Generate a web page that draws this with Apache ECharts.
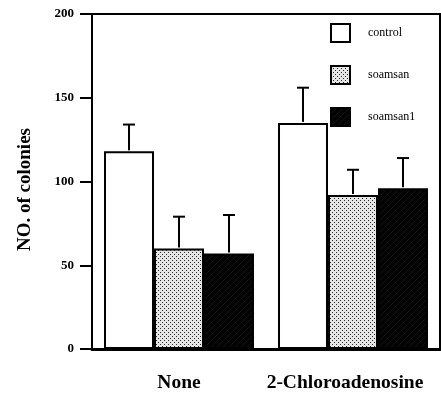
<!DOCTYPE html>
<html>
<head>
<meta charset="utf-8">
<script src="https://cdn.jsdelivr.net/npm/echarts@6/dist/echarts.min.js"></script>
<style>html,body{margin:0;padding:0;background:#fff}#c{width:441px;height:396px}</style>
</head>
<body>
<div id="c"></div>
<script>
const categories = ['None', '2-Chloroadenosine'];
const seriesNames = ['control', 'soamsan', 'soamsan1'];
const controlValues = [118, 135];
const soamsanValues = [60, 92];
const soamsan1Values = [57, 96];
const controlErr = [16, 21];
const soamsanErr = [19, 15];
const soamsan1Err = [23, 18];
const yMin = 0, yMax = 200, yInterval = 50;

function dotPattern() {
  const c = document.createElement('canvas');
  c.width = 4; c.height = 4;
  const g = c.getContext('2d');
  g.fillStyle = '#e6e6e6'; g.fillRect(0, 0, 4, 4);
  g.fillStyle = '#2a2a2a';
  g.fillRect(0, 0, 1, 1); g.fillRect(2, 2, 1, 1);
  return c;
}
function darkPattern() {
  const c = document.createElement('canvas');
  c.width = 6; c.height = 6;
  const g = c.getContext('2d');
  g.fillStyle = '#030303'; g.fillRect(0, 0, 6, 6);
  g.fillStyle = '#111111';
  for (let i = 0; i < 6; i++) g.fillRect(i, 5 - i, 1, 1);
  return c;
}

const fills = ['#ffffff', { image: dotPattern(), repeat: 'repeat' }, { image: darkPattern(), repeat: 'repeat' }];
const values = [controlValues, soamsanValues, soamsan1Values];
const errs = [controlErr, soamsanErr, soamsan1Err];
const catGap = 0.138;

const series = [];
values.forEach((v, i) => {
  series.push({
    name: seriesNames[i], type: 'bar', data: v,
    barGap: '0%', barCategoryGap: (catGap * 100) + '%',
    itemStyle: { color: fills[i], borderColor: '#000', borderWidth: 2 },
    emphasis: { disabled: true }, z: 2
  });
});
values.forEach((v, i) => {
  series.push({
    type: 'custom', silent: true, z: 3,
    data: v.map((val, k) => [k, val, val + errs[i][k]]),
    encode: { x: 0, y: [1, 2] },
    renderItem: function (params, api) {
      const band = api.size([1, 0])[0];
      const bw = band * (1 - catGap) / 3;
      const base = api.coord([api.value(0), api.value(1)]);
      const top = api.coord([api.value(0), api.value(2)]);
      const x = base[0] + (i - 1) * bw;
      const half = 6;
      return {
        type: 'group',
        children: [
          { type: 'line', shape: { x1: x, y1: base[1] - 1, x2: x, y2: top[1] }, style: { stroke: '#000', lineWidth: 2 } },
          { type: 'line', shape: { x1: x - half, y1: top[1], x2: x + half, y2: top[1] }, style: { stroke: '#000', lineWidth: 2 } }
        ]
      };
    }
  });
});

const xData = categories.map((c, k) => k === 1 ? { value: c, textStyle: { padding: [0, 16, 0, 0] } } : c);

const chart = echarts.init(document.getElementById('c'), null, { renderer: 'canvas' });
chart.setOption({
  animation: false,
  backgroundColor: '#fff',
  grid: { left: 92, right: 1, top: 14, bottom: 47, show: true, borderColor: '#000', borderWidth: 2, backgroundColor: 'transparent' },
  legend: {
    data: seriesNames.map(n => ({ name: n, icon: 'rect' })),
    orient: 'vertical', left: 330, top: 23, padding: 0,
    itemWidth: 19, itemHeight: 18, itemGap: 22,
    textStyle: { fontFamily: 'Liberation Serif', fontSize: 12, color: '#000', padding: [0, 0, 0, 13] }
  },
  xAxis: {
    type: 'category', data: xData,
    axisLine: { lineStyle: { color: '#000', width: 3 } },
    axisTick: { alignWithLabel: true, length: 8, lineStyle: { color: '#000', width: 2 } },
    axisLabel: { interval: 0, hideOverlap: false, margin: 24, fontFamily: 'Liberation Serif', fontWeight: 'bold', fontSize: 19.5, color: '#000' }
  },
  yAxis: {
    type: 'value', min: yMin, max: yMax, interval: yInterval,
    name: 'NO. of colonies', nameLocation: 'middle', nameGap: 57,
    nameTextStyle: { fontFamily: 'Liberation Serif', fontWeight: 'bold', fontSize: 19, color: '#000', padding: [0, 16, 0, 0] },
    axisLine: { show: true, lineStyle: { color: '#000', width: 2 } },
    axisTick: { show: true, length: 12, lineStyle: { color: '#000', width: 2 } },
    axisLabel: { margin: 18, fontFamily: 'Liberation Serif', fontWeight: 'bold', fontSize: 13, color: '#000' },
    splitLine: { show: false }
  },
  series: series
});
</script>
</body>
</html>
◆ ◆ ◆ ◆
§ TASK TO CARRY OUT
Please repeat exactly the data above from its first line to the line that contains "const yMin = 0, yMax = 200, yInterval = 50;", inclusive, and leave every picture out.

§ COMPLETE RESPONSE
Generate a web page that draws this with Apache ECharts.
<!DOCTYPE html>
<html>
<head>
<meta charset="utf-8">
<script src="https://cdn.jsdelivr.net/npm/echarts@6/dist/echarts.min.js"></script>
<style>html,body{margin:0;padding:0;background:#fff}#c{width:441px;height:396px}</style>
</head>
<body>
<div id="c"></div>
<script>
const categories = ['None', '2-Chloroadenosine'];
const seriesNames = ['control', 'soamsan', 'soamsan1'];
const controlValues = [118, 135];
const soamsanValues = [60, 92];
const soamsan1Values = [57, 96];
const controlErr = [16, 21];
const soamsanErr = [19, 15];
const soamsan1Err = [23, 18];
const yMin = 0, yMax = 200, yInterval = 50;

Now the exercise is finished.